Go through the entries and say how many lines contain the string "that". The number is the whole answer.

Input for this task:
○ ○ ○

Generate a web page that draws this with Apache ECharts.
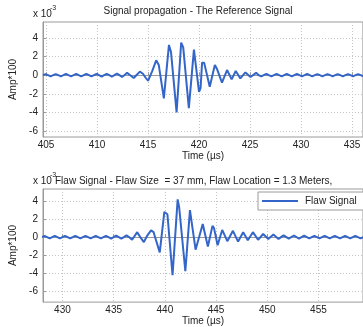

○ ○ ○

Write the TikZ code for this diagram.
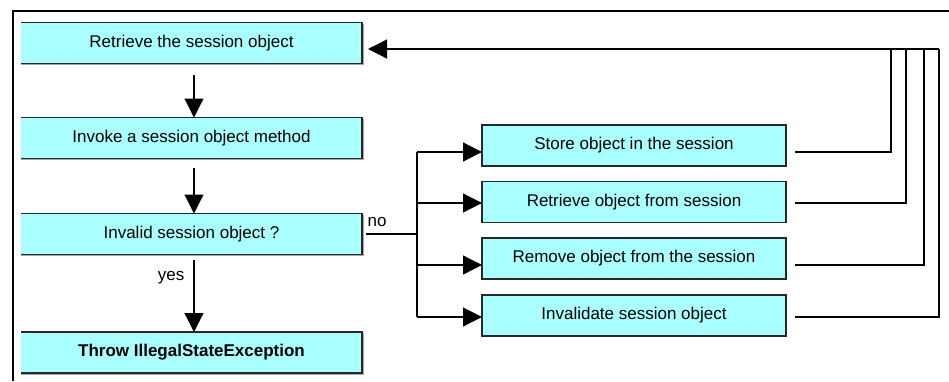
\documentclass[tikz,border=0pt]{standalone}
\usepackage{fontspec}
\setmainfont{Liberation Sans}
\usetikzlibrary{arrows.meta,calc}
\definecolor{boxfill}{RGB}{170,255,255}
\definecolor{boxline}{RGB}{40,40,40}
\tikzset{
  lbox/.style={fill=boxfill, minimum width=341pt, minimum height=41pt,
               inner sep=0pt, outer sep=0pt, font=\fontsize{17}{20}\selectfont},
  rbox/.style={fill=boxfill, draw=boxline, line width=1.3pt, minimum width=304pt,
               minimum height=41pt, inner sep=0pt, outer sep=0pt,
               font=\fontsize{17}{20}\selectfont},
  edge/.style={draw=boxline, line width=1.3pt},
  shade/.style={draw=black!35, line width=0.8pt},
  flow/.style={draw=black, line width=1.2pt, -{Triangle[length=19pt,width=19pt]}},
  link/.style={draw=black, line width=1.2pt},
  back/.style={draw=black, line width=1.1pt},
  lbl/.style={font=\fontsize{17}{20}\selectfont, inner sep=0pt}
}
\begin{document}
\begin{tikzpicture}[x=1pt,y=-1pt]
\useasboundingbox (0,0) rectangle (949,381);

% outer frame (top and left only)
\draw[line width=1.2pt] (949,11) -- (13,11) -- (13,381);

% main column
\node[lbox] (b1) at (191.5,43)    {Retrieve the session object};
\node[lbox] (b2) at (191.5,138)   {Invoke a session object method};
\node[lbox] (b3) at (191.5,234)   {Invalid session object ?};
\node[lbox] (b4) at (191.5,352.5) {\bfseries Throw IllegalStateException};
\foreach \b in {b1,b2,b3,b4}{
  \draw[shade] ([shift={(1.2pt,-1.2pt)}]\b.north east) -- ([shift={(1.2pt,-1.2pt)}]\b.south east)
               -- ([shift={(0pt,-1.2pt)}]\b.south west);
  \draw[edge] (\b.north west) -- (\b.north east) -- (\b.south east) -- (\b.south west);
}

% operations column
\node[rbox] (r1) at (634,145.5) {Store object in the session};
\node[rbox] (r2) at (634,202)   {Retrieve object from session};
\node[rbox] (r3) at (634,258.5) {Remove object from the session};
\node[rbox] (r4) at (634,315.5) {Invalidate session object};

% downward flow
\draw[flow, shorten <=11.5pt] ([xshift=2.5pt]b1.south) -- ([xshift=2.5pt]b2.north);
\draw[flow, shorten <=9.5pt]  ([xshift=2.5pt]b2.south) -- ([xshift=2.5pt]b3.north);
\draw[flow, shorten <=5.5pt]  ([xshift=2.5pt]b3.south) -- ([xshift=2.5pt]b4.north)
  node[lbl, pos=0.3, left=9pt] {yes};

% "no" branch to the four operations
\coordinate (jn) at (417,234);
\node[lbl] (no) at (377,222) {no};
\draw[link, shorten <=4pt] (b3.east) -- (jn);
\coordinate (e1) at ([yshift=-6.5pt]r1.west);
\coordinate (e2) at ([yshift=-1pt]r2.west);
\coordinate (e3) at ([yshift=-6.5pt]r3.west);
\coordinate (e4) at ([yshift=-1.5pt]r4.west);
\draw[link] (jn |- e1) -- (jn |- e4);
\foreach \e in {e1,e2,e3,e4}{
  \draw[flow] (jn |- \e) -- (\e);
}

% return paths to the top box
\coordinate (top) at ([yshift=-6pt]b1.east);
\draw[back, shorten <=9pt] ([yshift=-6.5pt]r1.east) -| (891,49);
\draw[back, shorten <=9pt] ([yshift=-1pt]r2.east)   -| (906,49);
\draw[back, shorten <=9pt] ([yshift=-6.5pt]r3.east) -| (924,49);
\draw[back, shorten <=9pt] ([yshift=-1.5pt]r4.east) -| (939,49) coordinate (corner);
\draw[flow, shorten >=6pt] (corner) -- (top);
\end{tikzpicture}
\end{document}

○ ○ ○

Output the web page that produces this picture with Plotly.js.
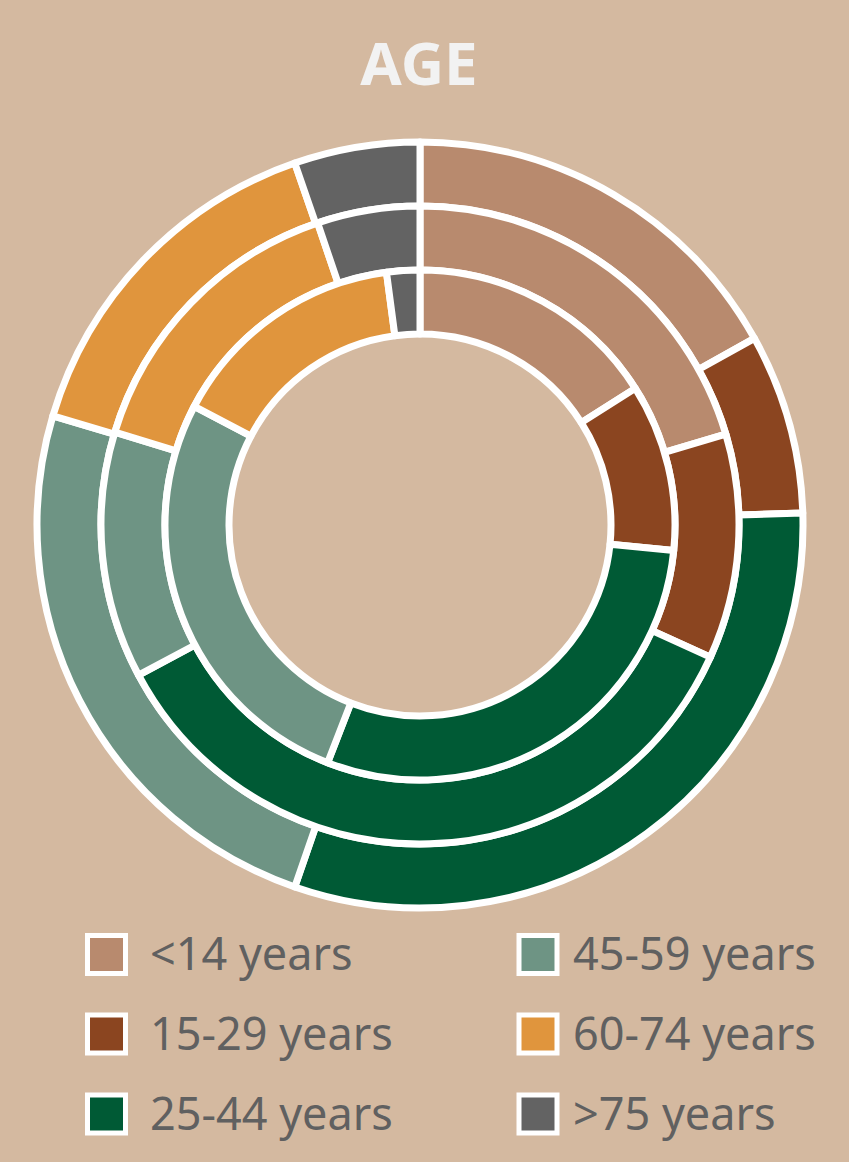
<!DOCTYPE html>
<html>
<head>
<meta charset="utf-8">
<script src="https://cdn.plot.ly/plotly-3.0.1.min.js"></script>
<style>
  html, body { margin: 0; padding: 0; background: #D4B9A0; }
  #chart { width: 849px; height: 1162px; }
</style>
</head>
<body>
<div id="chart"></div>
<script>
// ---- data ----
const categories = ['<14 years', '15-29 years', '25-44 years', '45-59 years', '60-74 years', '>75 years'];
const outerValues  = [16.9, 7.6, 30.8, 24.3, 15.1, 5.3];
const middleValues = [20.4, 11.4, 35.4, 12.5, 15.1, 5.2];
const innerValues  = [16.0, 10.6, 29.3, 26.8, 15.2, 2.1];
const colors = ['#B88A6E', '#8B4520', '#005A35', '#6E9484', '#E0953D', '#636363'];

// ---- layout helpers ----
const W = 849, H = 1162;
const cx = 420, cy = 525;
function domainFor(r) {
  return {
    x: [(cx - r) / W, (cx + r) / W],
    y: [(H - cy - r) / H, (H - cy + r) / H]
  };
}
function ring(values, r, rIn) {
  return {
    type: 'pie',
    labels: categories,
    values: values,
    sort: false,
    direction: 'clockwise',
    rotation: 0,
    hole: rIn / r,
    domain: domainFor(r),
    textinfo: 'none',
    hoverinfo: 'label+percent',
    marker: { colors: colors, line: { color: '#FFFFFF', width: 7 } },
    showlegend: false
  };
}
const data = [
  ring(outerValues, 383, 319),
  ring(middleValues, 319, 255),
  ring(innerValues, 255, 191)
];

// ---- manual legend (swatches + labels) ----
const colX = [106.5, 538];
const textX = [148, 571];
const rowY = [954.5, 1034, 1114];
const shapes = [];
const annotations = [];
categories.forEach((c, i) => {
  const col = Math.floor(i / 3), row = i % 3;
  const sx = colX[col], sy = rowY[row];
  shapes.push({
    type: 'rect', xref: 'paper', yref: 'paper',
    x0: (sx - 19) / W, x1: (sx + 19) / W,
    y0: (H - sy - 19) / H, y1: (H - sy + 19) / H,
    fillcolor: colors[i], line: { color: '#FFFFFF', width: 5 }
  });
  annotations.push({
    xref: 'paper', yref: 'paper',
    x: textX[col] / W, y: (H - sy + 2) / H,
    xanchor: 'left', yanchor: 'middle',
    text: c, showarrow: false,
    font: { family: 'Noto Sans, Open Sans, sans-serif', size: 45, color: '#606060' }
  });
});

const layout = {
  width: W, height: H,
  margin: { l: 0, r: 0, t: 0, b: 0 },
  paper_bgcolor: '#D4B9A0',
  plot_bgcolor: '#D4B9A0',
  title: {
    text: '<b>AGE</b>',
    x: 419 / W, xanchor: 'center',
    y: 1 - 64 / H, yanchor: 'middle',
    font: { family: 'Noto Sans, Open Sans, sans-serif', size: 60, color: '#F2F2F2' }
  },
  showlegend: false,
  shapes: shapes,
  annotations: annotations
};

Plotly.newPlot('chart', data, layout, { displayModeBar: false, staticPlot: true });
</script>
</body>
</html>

○ ○ ○

Solution to this exercise: 2